Jun 23, 2011

♠ Countdown time to work




I said

Can I like a naive child ?

Carefree time is always too soon,

I have to fight back to Singapore to work.



Tough day.


Jun 22, 2011

♠ Unknown feelings



In the emotional world,

I don't expect a vigorous love,I just to ordinary, stable, simple happiness.
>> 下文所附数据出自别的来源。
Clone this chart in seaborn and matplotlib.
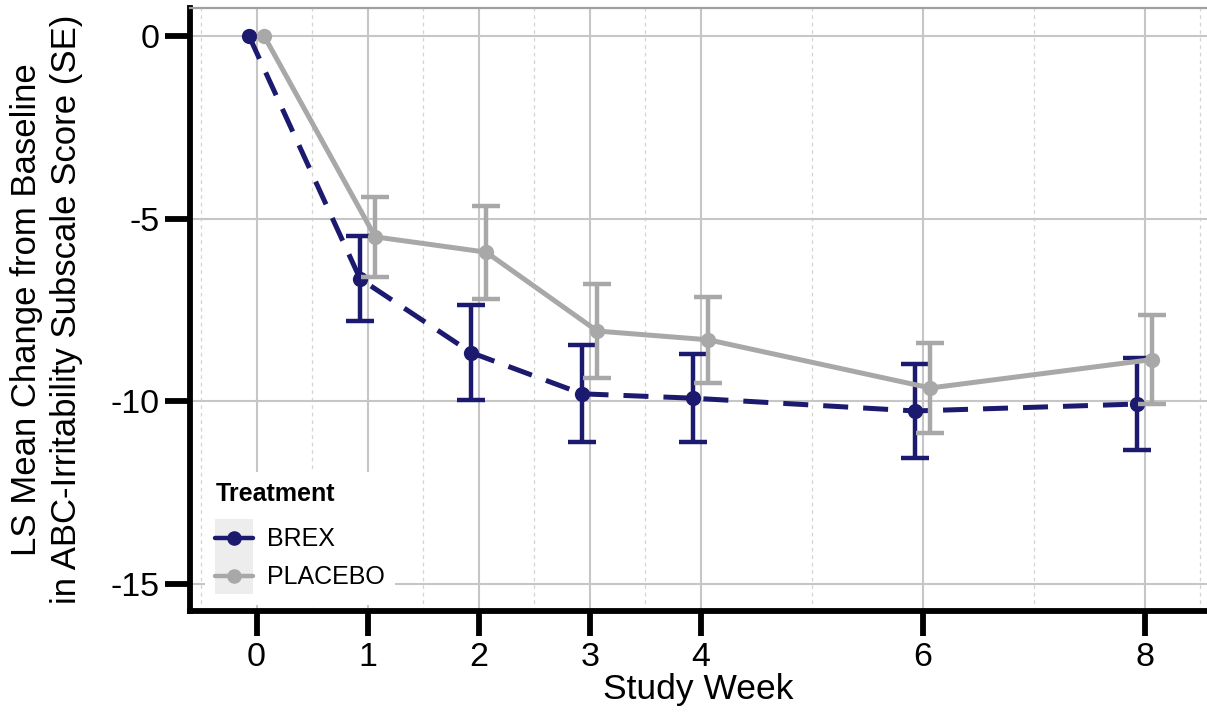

Although the occasional free,
makes me think of you,but I longer no blame you ady.

Sometimes the release is kind of a relief.

many things have passed is passed.
time will enable us to make the wrong people to forget.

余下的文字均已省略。